# [EXERCISE OBJECTIVE]
Copy exactly the lines from the line containing "Recreate this image" to the line containing "plt.rcParams['font.family'] = ['Lato', 'DejaVu", both lines included, and omit any pictures.

# [RECORD LIST]
====

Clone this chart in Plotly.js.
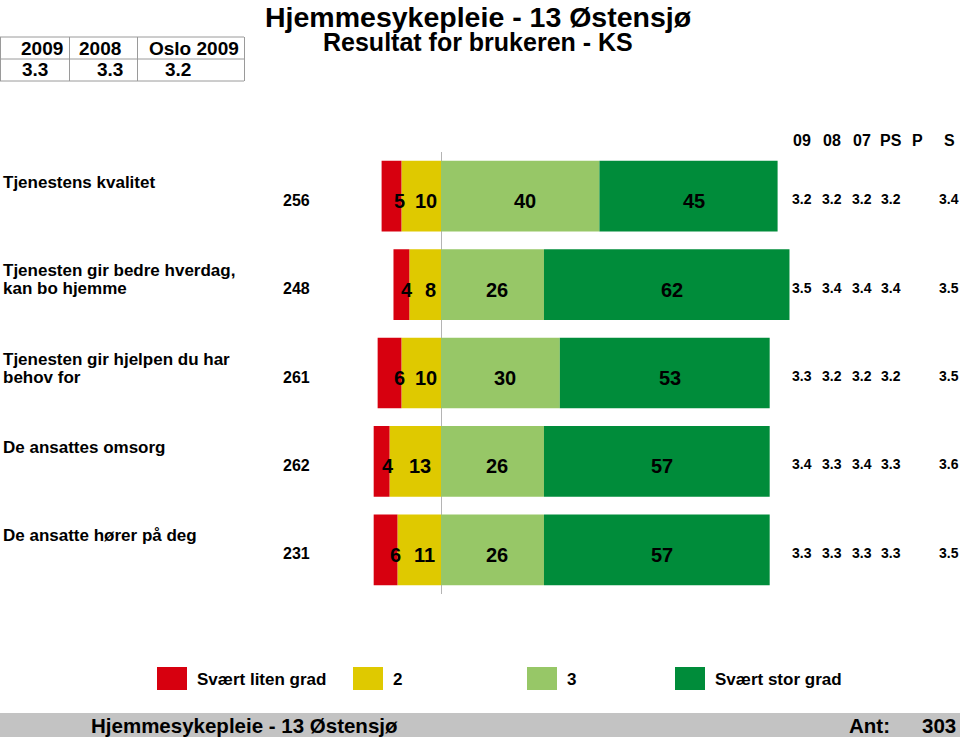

====

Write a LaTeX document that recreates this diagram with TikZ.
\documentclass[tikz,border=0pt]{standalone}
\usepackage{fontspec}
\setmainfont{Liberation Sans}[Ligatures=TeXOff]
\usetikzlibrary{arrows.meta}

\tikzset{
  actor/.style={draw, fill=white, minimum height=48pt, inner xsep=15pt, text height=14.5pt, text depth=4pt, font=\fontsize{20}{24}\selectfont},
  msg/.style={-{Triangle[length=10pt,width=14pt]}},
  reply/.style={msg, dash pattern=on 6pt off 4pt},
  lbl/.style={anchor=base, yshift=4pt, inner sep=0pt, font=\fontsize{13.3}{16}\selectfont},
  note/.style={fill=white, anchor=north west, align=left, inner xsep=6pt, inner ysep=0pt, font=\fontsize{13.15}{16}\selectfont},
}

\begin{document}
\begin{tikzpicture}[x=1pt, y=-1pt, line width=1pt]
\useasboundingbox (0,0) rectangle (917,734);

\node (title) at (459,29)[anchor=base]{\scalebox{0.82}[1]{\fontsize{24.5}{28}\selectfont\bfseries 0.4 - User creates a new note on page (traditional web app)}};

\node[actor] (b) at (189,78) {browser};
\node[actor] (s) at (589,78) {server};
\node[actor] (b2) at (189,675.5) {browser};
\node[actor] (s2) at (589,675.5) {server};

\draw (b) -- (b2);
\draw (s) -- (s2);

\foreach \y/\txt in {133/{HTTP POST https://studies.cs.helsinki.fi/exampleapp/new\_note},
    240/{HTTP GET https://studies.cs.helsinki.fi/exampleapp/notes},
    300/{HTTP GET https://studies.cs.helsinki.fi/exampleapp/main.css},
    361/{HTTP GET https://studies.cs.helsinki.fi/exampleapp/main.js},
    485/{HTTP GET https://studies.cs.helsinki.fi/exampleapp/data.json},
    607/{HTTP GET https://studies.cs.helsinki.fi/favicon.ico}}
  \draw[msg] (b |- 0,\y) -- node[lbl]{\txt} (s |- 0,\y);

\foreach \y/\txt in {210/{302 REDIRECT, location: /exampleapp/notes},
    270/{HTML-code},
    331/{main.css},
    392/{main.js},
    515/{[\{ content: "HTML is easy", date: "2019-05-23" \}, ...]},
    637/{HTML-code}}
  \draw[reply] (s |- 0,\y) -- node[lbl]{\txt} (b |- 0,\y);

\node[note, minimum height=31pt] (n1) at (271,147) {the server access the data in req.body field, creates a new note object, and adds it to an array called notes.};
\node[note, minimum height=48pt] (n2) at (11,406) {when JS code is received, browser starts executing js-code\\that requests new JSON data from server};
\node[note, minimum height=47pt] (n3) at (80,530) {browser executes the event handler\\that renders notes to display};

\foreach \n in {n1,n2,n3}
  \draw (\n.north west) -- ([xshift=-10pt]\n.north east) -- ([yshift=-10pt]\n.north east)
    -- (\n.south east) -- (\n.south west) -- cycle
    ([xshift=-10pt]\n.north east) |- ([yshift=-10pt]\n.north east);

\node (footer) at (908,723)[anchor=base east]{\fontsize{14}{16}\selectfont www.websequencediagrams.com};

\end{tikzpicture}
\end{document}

====

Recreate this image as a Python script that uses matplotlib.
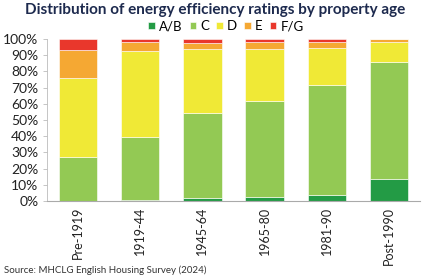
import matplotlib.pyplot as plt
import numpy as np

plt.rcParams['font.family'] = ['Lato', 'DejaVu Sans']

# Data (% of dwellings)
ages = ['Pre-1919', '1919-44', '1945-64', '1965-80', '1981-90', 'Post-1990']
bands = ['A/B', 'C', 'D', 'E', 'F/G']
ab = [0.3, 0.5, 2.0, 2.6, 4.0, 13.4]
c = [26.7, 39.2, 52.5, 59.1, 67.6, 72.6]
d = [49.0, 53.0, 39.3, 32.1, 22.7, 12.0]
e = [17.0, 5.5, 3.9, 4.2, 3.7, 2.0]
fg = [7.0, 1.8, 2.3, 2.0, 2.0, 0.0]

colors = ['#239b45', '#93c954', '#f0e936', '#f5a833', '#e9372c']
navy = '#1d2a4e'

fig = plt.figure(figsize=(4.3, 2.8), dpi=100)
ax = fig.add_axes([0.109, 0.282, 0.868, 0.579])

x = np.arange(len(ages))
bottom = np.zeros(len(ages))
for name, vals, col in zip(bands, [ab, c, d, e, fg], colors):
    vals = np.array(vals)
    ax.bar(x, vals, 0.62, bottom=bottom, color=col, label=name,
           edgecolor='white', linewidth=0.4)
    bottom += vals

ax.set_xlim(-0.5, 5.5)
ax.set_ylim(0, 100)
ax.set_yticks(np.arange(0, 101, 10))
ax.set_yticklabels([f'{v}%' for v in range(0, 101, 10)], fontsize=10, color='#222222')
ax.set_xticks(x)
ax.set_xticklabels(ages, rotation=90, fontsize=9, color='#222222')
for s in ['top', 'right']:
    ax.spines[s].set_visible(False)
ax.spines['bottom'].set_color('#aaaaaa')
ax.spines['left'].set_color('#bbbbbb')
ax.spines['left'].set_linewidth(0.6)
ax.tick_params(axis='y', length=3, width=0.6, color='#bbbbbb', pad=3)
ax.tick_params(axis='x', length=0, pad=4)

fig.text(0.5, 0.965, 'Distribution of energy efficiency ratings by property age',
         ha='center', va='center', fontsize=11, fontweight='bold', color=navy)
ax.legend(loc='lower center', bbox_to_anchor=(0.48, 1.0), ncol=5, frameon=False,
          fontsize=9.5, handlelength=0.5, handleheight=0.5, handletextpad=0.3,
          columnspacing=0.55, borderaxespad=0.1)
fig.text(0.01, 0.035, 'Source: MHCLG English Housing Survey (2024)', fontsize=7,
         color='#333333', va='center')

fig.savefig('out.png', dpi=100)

====

# [EXPECTED OUTPUT]
Recreate this image as a Python script that uses matplotlib.
import matplotlib.pyplot as plt
import numpy as np

plt.rcParams['font.family'] = ['Lato', 'DejaVu Sans']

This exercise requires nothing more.